El castillo de Gripsholm, de Kurt Tucholsky (Nevsky) Traducción de Noemí Risco Mateo | por Juan Jiménez García
Kurt Tucholsky no llevó una vida fácil y decidió acaba con ella pronto. No fue una vida fácil porque en la Alemania de entreguerras ser de izquierdas y pacifista no era algo plácido. Si te dedicabas al periodismo, si tomabas parte en todo, si encima veías las cosas con una cierta mordacidad, solo te quedaba salir huyendo a Suecia, asqueado. Y eso hizo él, en 1930. En 1933, con la llegada de los nazis al poder, sus libros ardían, como los de un socialdemócrata más. En 1935, enfermo, olvidado (o recordado para lo peor), una sobredosis de pastillas acabó con su vida. Se perdió lo mejor.

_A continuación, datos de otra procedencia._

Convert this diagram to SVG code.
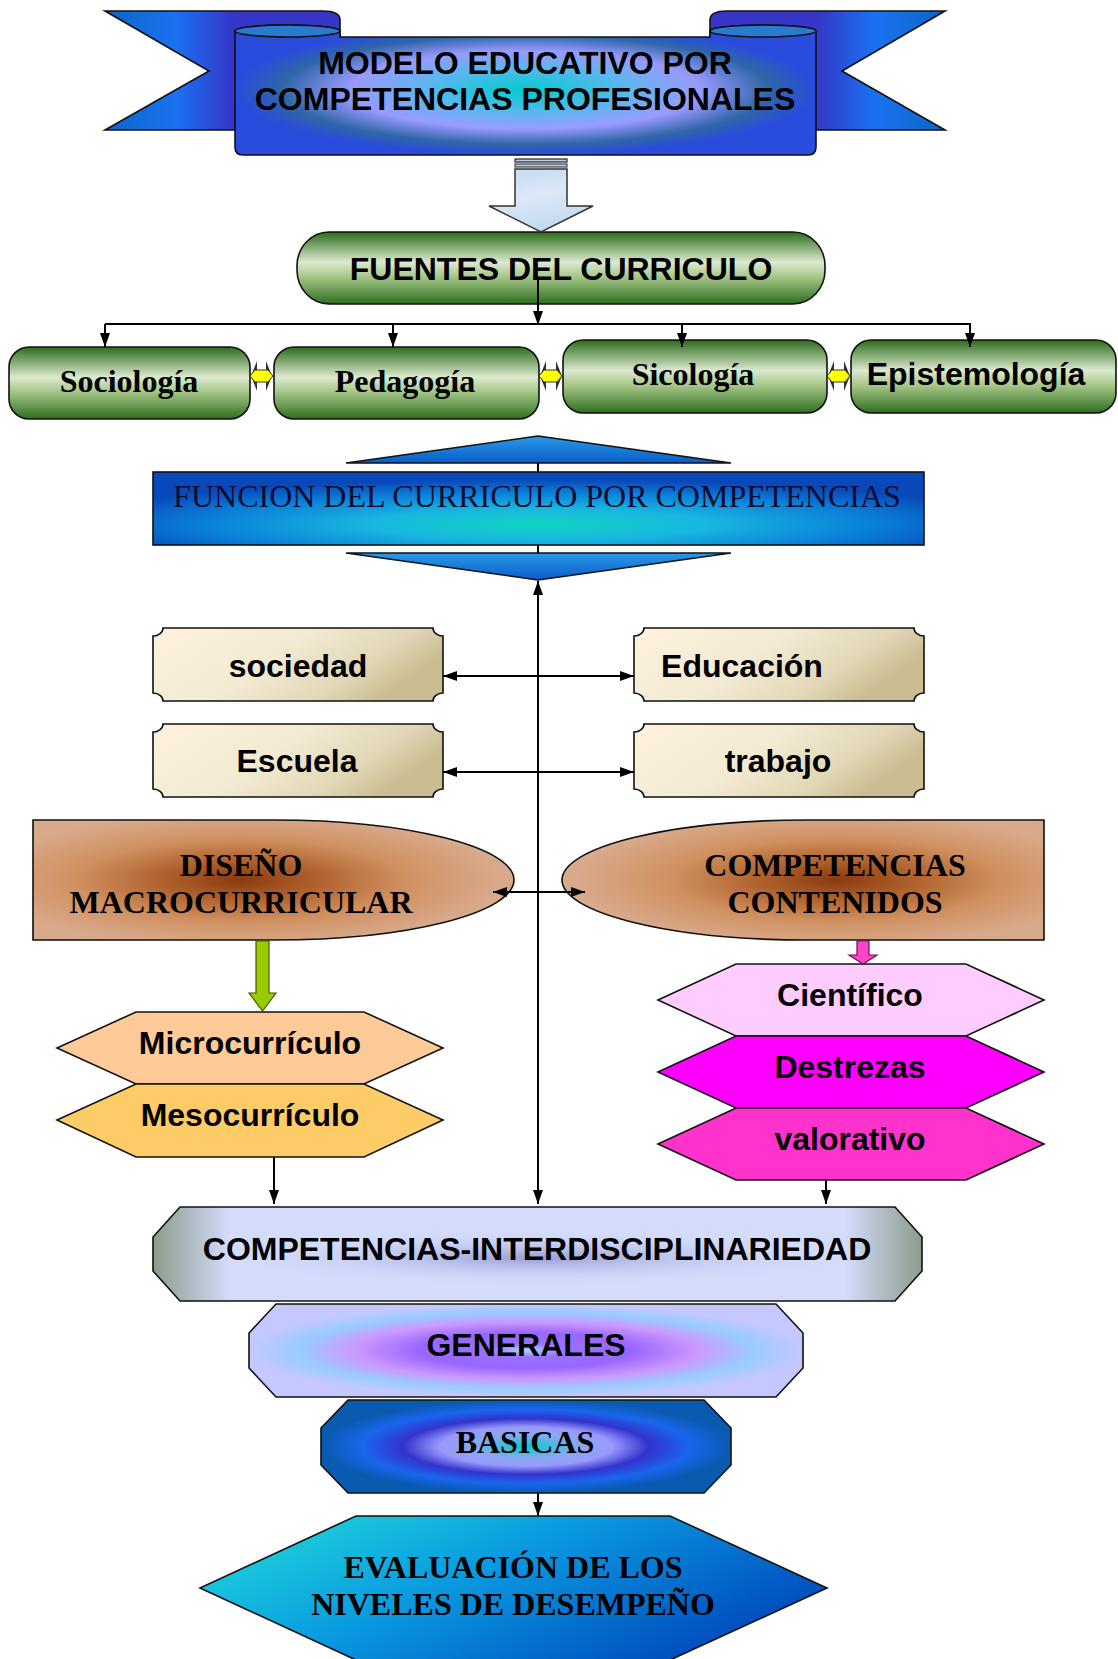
<svg xmlns="http://www.w3.org/2000/svg" width="1118" height="1659" viewBox="0 0 1118 1659">
<style>
.a{font-family:"Liberation Sans",Arial,sans-serif;font-weight:bold;font-size:32px;text-anchor:middle;fill:#000}
.t{font-family:"Liberation Serif","Times New Roman",serif;font-weight:bold;font-size:32px;text-anchor:middle;fill:#000}
.ln{fill:none;stroke:#000;stroke-width:2}
.sk{stroke:#111;stroke-width:1.6}
</style>
<defs>
<marker id="ah" viewBox="0 0 14 10" refX="14" refY="5" markerWidth="14" markerHeight="10" markerUnits="userSpaceOnUse" orient="auto-start-reverse">
<path d="M0,0 L14,5 L0,10 Z" fill="#000"/>
</marker>
<linearGradient id="tailL" x1="0" y1="0" x2="1" y2="0">
<stop offset="0" stop-color="#0b66c8"/><stop offset="0.3" stop-color="#1a72f0"/><stop offset="0.55" stop-color="#3535c8"/><stop offset="1" stop-color="#3535c8"/>
</linearGradient>
<linearGradient id="tailR" x1="1" y1="0" x2="0" y2="0">
<stop offset="0" stop-color="#0b66c8"/><stop offset="0.3" stop-color="#1a72f0"/><stop offset="0.55" stop-color="#3535c8"/><stop offset="1" stop-color="#3535c8"/>
</linearGradient>
<radialGradient id="panel" cx="0.5" cy="0.5" r="0.5">
<stop offset="0" stop-color="#00cccc"/><stop offset="0.35" stop-color="#5cb6f0"/><stop offset="0.6" stop-color="#9a9aff"/><stop offset="0.84" stop-color="#2f66a8"/><stop offset="1" stop-color="#2a4cdc"/>
</radialGradient>
<linearGradient id="bluearrow" x1="0" y1="0" x2="0.3" y2="1">
<stop offset="0" stop-color="#c2d8f2"/><stop offset="0.5" stop-color="#dce8f7"/><stop offset="1" stop-color="#c4daf2"/>
</linearGradient>
<linearGradient id="green" x1="0" y1="0" x2="0" y2="1">
<stop offset="0" stop-color="#2c6c1c"/><stop offset="0.42" stop-color="#dde9cf"/><stop offset="0.62" stop-color="#a6c788"/><stop offset="1" stop-color="#2e6e1e"/>
</linearGradient>
<linearGradient id="tri" x1="0" y1="0" x2="0" y2="1">
<stop offset="0" stop-color="#2a9ae8"/><stop offset="1" stop-color="#0a5cc8"/>
</linearGradient>
<radialGradient id="func" cx="0.5" cy="0.72" r="0.62">
<stop offset="0" stop-color="#10d4c0"/><stop offset="0.35" stop-color="#18b6e0"/><stop offset="0.7" stop-color="#0a80d8"/><stop offset="1" stop-color="#0848b8"/>
</radialGradient>
<linearGradient id="plaque" x1="0" y1="0" x2="1" y2="0.35">
<stop offset="0" stop-color="#fff2dc"/><stop offset="0.5" stop-color="#f2ead2"/><stop offset="0.8" stop-color="#e2d8b8"/><stop offset="1" stop-color="#cbbd92"/>
</linearGradient>
<radialGradient id="brownL" cx="0.43" cy="0.5" r="0.55">
<stop offset="0" stop-color="#8a3a0e"/><stop offset="0.3" stop-color="#b0622e"/><stop offset="0.62" stop-color="#d09060"/><stop offset="1" stop-color="#d8aa8c"/>
</radialGradient>
<radialGradient id="brownR" cx="0.57" cy="0.5" r="0.55">
<stop offset="0" stop-color="#8a3a0e"/><stop offset="0.3" stop-color="#b0622e"/><stop offset="0.62" stop-color="#d09060"/><stop offset="1" stop-color="#d8aa8c"/>
</radialGradient>
<linearGradient id="inter" x1="0" y1="0" x2="1" y2="0">
<stop offset="0" stop-color="#8c9c8a"/><stop offset="0.1" stop-color="#d4dcfc"/><stop offset="0.9" stop-color="#d4dcfc"/><stop offset="1" stop-color="#8c9c8a"/>
</linearGradient>
<radialGradient id="interShade" cx="0.5" cy="0.5" r="0.5">
<stop offset="0" stop-color="#9a9ed2" stop-opacity="1"/><stop offset="1" stop-color="#d4dcfc" stop-opacity="0"/>
</radialGradient>
<radialGradient id="gen" cx="0.5" cy="0.5" r="0.5">
<stop offset="0" stop-color="#a8d8ff"/><stop offset="0.14" stop-color="#9a72ff"/><stop offset="0.38" stop-color="#9966ff"/><stop offset="0.62" stop-color="#cc99ff"/><stop offset="0.82" stop-color="#99ccff"/><stop offset="1" stop-color="#c4c8ff"/>
</radialGradient>
<radialGradient id="bas" cx="0.5" cy="0.5" r="0.5">
<stop offset="0" stop-color="#00cccc"/><stop offset="0.25" stop-color="#8aa8f0"/><stop offset="0.42" stop-color="#9999ff"/><stop offset="0.6" stop-color="#3333cc"/><stop offset="0.8" stop-color="#1a66ee"/><stop offset="1" stop-color="#0a5ab0"/>
</radialGradient>
<linearGradient id="eva" x1="0" y1="0" x2="1" y2="0.5">
<stop offset="0" stop-color="#22e0d8"/><stop offset="0.5" stop-color="#0a9ae0"/><stop offset="1" stop-color="#0050c0"/>
</linearGradient>
</defs>
<rect width="1118" height="1659" fill="#fff"/>

<g id="banner">
<path d="M105,11 L323,11 Q340,11 340,20 L340,130 L105,130 L209,71 Z" fill="url(#tailL)" class="sk"/>
<path d="M945,11 L727,11 Q710,11 710,20 L710,130 L945,130 L842,71 Z" fill="url(#tailR)" class="sk"/>
<path d="M235,31 A52.5,6 0 0 1 340,31 L340,37 L710,37 L710,31 A53,6 0 0 1 816,31 L816,147 Q816,155 808,155 L243,155 Q235,155 235,147 Z" fill="url(#panel)" class="sk"/>
<ellipse cx="287.5" cy="31" rx="52.5" ry="6" fill="#2a7ad0" class="sk"/>
<ellipse cx="763" cy="31" rx="53" ry="6" fill="#2a7ad0" class="sk"/>
<text class="a" x="525" y="74" font-size="31">MODELO EDUCATIVO POR</text>
<text class="a" x="525" y="110" font-size="31">COMPETENCIAS PROFESIONALES</text>
</g>

<g id="fuentes">
<rect x="297" y="232" width="528" height="72" rx="32" ry="34" fill="url(#green)" class="sk"/>
<text class="a" x="561" y="280">FUENTES DEL CURRICULO</text>
</g>

<g id="sociologia">
<rect x="9" y="347" width="241" height="72" rx="20" fill="url(#green)" class="sk"/>
<text class="t" x="129" y="392">Sociología</text>
</g>
<g id="pedagogia">
<rect x="274" y="347" width="265" height="72" rx="20" fill="url(#green)" class="sk"/>
<text class="t" x="405" y="392">Pedagogía</text>
</g>
<g id="sicologia">
<rect x="563" y="340" width="264" height="73" rx="20" fill="url(#green)" class="sk"/>
<text class="t" x="693" y="385">Sicología</text>
</g>
<g id="epistemologia">
<rect x="851" y="340" width="265" height="73" rx="20" fill="url(#green)" class="sk"/>
<text class="a" x="976" y="385">Epistemología</text>
</g>

<g id="funcion">
<polygon points="538,436 731,463 346,463" fill="url(#tri)" class="sk"/>
<rect x="153" y="472" width="771" height="73" fill="url(#func)" class="sk"/>
<polygon points="346,553 731,553 538,580" fill="url(#tri)" class="sk"/>
<text x="537" y="507" font-family="Liberation Serif, Times New Roman, serif" font-size="32" text-anchor="middle" fill="#0b0b33">FUNCION DEL CURRICULO POR COMPETENCIAS</text>
</g>

<g id="sociedad">
<path d="M163,628 H433 A10,8 0 0 0 443,636 V693 A10,8 0 0 0 433,701 H163 A10,8 0 0 0 153,693 V636 A10,8 0 0 0 163,628 Z" fill="url(#plaque)" class="sk"/>
<text class="a" x="298" y="677">sociedad</text>
</g>
<g id="educacion">
<path d="M644,628 H914 A10,8 0 0 0 924,636 V693 A10,8 0 0 0 914,701 H644 A10,8 0 0 0 634,693 V636 A10,8 0 0 0 644,628 Z" fill="url(#plaque)" class="sk"/>
<text class="a" x="742" y="677">Educación</text>
</g>
<g id="escuela">
<path d="M163,724 H433 A10,8 0 0 0 443,732 V789 A10,8 0 0 0 433,797 H163 A10,8 0 0 0 153,789 V732 A10,8 0 0 0 163,724 Z" fill="url(#plaque)" class="sk"/>
<text class="a" x="297" y="772">Escuela</text>
</g>
<g id="trabajo">
<path d="M644,724 H914 A10,8 0 0 0 924,732 V789 A10,8 0 0 0 914,797 H644 A10,8 0 0 0 634,789 V732 A10,8 0 0 0 644,724 Z" fill="url(#plaque)" class="sk"/>
<text class="a" x="778" y="772">trabajo</text>
</g>

<g id="diseno">
<path d="M33,820 H274 A240,60 0 0 1 274,940 H33 Z" fill="url(#brownL)" class="sk"/>
<text class="t" x="241" y="876" font-size="31">DISEÑO</text>
<text class="t" x="241" y="913" font-size="31">MACROCURRICULAR</text>
</g>
<g id="competencias">
<path d="M1044,820 H807 A245,60 0 0 0 807,940 H1044 Z" fill="url(#brownR)" class="sk"/>
<text class="t" x="835" y="876" font-size="31">COMPETENCIAS</text>
<text class="t" x="835" y="913" font-size="31">CONTENIDOS</text>
</g>

<g id="microcurriculo">
<polygon points="57,1048 136,1012 364,1012 443,1048 364,1084 136,1084" fill="#fecb98" class="sk"/>
<text class="a" x="250" y="1054">Microcurrículo</text>
</g>
<g id="mesocurriculo">
<polygon points="57,1120 136,1084 364,1084 443,1120 364,1157 136,1157" fill="#fdcc66" class="sk"/>
<text class="a" x="250" y="1126">Mesocurrículo</text>
</g>
<g id="cientifico">
<polygon points="658,1000 736,964 966,964 1044,1000 966,1036 736,1036" fill="#ffccff" class="sk"/>
<text class="a" x="850" y="1006">Científico</text>
</g>
<g id="destrezas">
<polygon points="658,1072 736,1036 966,1036 1044,1072 966,1108 736,1108" fill="#ff00ff" class="sk"/>
<text class="a" x="850" y="1078">Destrezas</text>
</g>
<g id="valorativo">
<polygon points="658,1144 736,1108 966,1108 1044,1144 966,1180 736,1180" fill="#ff33cc" class="sk"/>
<text class="a" x="850" y="1150">valorativo</text>
</g>

<g id="interdisciplinariedad">
<polygon points="180,1207 895,1207 922,1237 922,1271 895,1301 180,1301 153,1271 153,1237" fill="url(#inter)" class="sk"/>
<ellipse cx="537" cy="1258" rx="330" ry="28" fill="url(#interShade)"/>
<text class="a" x="537" y="1260">COMPETENCIAS-INTERDISCIPLINARIEDAD</text>
</g>
<g id="generales">
<polygon points="276,1304 776,1304 803,1333 803,1368 776,1397 276,1397 249,1368 249,1333" fill="url(#gen)" class="sk"/>
<text class="a" x="526" y="1356">GENERALES</text>
</g>
<g id="basicas">
<polygon points="348,1400 704,1400 731,1428 731,1465 704,1493 348,1493 321,1465 321,1428" fill="url(#bas)" class="sk"/>
<text class="t" x="525" y="1453">BASICAS</text>
</g>
<g id="evaluacion">
<polygon points="356,1516 670,1516 827,1588 670,1660 356,1660 200,1588" fill="url(#eva)" class="sk"/>
<text class="t" x="513" y="1578">EVALUACIÓN DE LOS</text>
<text class="t" x="513" y="1615">NIVELES DE DESEMPEÑO</text>
</g>

<g id="connectors">
<rect x="515" y="159" width="52" height="3" fill="#b8cce8" stroke="#222" stroke-width="1.2"/>
<rect x="515" y="164" width="52" height="3" fill="#b8cce8" stroke="#444" stroke-width="1.2"/>
<polygon points="515,169 567,169 567,206 593,206 541,232 489,206 515,206" fill="url(#bluearrow)" stroke="#333" stroke-width="1.5"/>
<path class="ln" d="M538,280 V325" marker-end="url(#ah)"/>
<path class="ln" d="M105,324 H971"/>
<path class="ln" d="M105,324 V347" marker-end="url(#ah)"/>
<path class="ln" d="M393,324 V347" marker-end="url(#ah)"/>
<path class="ln" d="M682,324 V347" marker-end="url(#ah)"/>
<path class="ln" d="M970,324 V347" marker-end="url(#ah)"/>
<g fill="#333">
<polygon points="251,376 257,361 257,391"/><polygon points="272,376 266,361 266,391"/>
<polygon points="540,376 546,361 546,391"/><polygon points="562,376 556,361 556,391"/>
<polygon points="828,376 834,361 834,391"/><polygon points="850,376 844,361 844,391"/>
</g>
<g fill="#ffff00" stroke="#333" stroke-width="1">
<polygon points="250,376 255,370 268,370 273,376 268,382 255,382"/>
<polygon points="539,376 544,370 557,370 562,376 557,382 544,382"/>
<polygon points="827,376 832,370 845,370 850,376 845,382 832,382"/>
</g>
<path class="ln" d="M538,463 V472 M538,545 V553"/>
<path class="ln" d="M538,581 V1204" marker-start="url(#ah)" marker-end="url(#ah)"/>
<path class="ln" d="M443,676 H634" marker-start="url(#ah)" marker-end="url(#ah)"/>
<path class="ln" d="M443,772 H634" marker-start="url(#ah)" marker-end="url(#ah)"/>
<path class="ln" d="M493,892 H585" marker-start="url(#ah)" marker-end="url(#ah)"/>
<polygon points="256,941 269,941 269,993 276,993 262.5,1011 249,993 256,993" fill="#99cc00" stroke="#3e5a00" stroke-width="1.2"/>
<polygon points="857,941 869,941 869,955 877,955 863,964 849,955 857,955" fill="#ff44cc" stroke="#6a1050" stroke-width="1.2"/>
<path class="ln" d="M274,1157 V1204" marker-end="url(#ah)"/>
<path class="ln" d="M826,1180 V1204" marker-end="url(#ah)"/>
<path class="ln" d="M538,1493 V1516" marker-end="url(#ah)"/>
</g>
</svg>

Fue enterrado junto al castillo de Gripsholm, aquel lugar al que dedicó un libro autobiográfico, aquel lugar en el que si hemos de creer lo que escribe, fue feliz y libre, dos cosas raras para la época.
Un ocho de junio el señor Ernst Rowohlt, editor, le pide al señor Kurt Tucholsky, escritor, que escriba una novelita de amor, entre tanto libro político. Tucholsky regatea un poco y estaría dispuesto, pero mejor una novelita de verano. Sí, mucho mejor. Y allá va. Tucholsky se disfraza de papi o Peter y convierte a Lisa Matthias en Lydia o princesa. Princesa es un decir, porque ella en realidad es secretaria, pero en esta novela cada cual se llama como le parece al otro, porque, como decíamos, esta es una obra sobre la libertad. Juntos se tomarán unas vacaciones suecas, allá, en el castillo de Gripsholm, en un rincón escondido de turistas y a muy buen precio.
Los días pasan plácidamente y todo está bien. Solo hay algo inquietante, ahí, entre los árboles. Un internado para niños regentado por una mujer repugnante, la señora Adriani, que ha convertido el mundo de la infancia en un campo de castigo. Pero eso no logra empañar la belleza de todo lo demás, esos días azules como la portada del libro. También recibirán la visita de un amigo de él, Karlchen, un tipo curioso que espera pasar una semana despreocupado, entre mujeres, y aprovechar la pasta de dientes de los demás. Y cuando él se marche, de una amiga de ella, Billie, una chica bronceada y alegre.
Y qué más, qué más… Nada más. Y sin embargo, ese nada más es todo. Es todo porque es complicado encontrar un libro más lleno de vida que este, más lleno de un amor contagioso por la vida, los espacios abiertos, por los cuerpos en expansión. Todo en él es una dulce ironía y el creer que las cosas pueden ser de otra manera, ni tristes ni grises. Para alguien como Tucholsky que pasó una temporada en el infierno, todo brillaba, era nuevo y desprendía ese olor a nuevo, a la vez que a un antiguo, prehistórico sentimiento de ausencia de límites. Aire, tal vez todo sea una cuestión de aire, de un viento vital que atraviesa las páginas y las mueve como mueve otras cosas. Una naturaleza en movimiento.
La relación de Kurt y Lydia podría haber sido una película de Éric Rohmer cuando hacía películas azules, o de Jacques Rivette cuando se lanzaba a las calles y París era como un bosque cualquiera, lleno de faunos y hadas y algún misterio. Podría haber sido la obra de cualquiera en cualquier tiempo que creyese, pese a lo terrible cotidiano, que hay un espacio, a orillas de un castillo o no, para la utopía. Pero no la utopía de construir nuevos mundos, grandes mundos, sino más bien una utopía que cree en las cosas pequeñas (solo en apariencia), las cosas frágiles, los instantes tan frágiles como esas cosas. Una mano que se desliza y alcanza a otra, mientras junto a nosotros está en la cama una princesa. Eso era todo.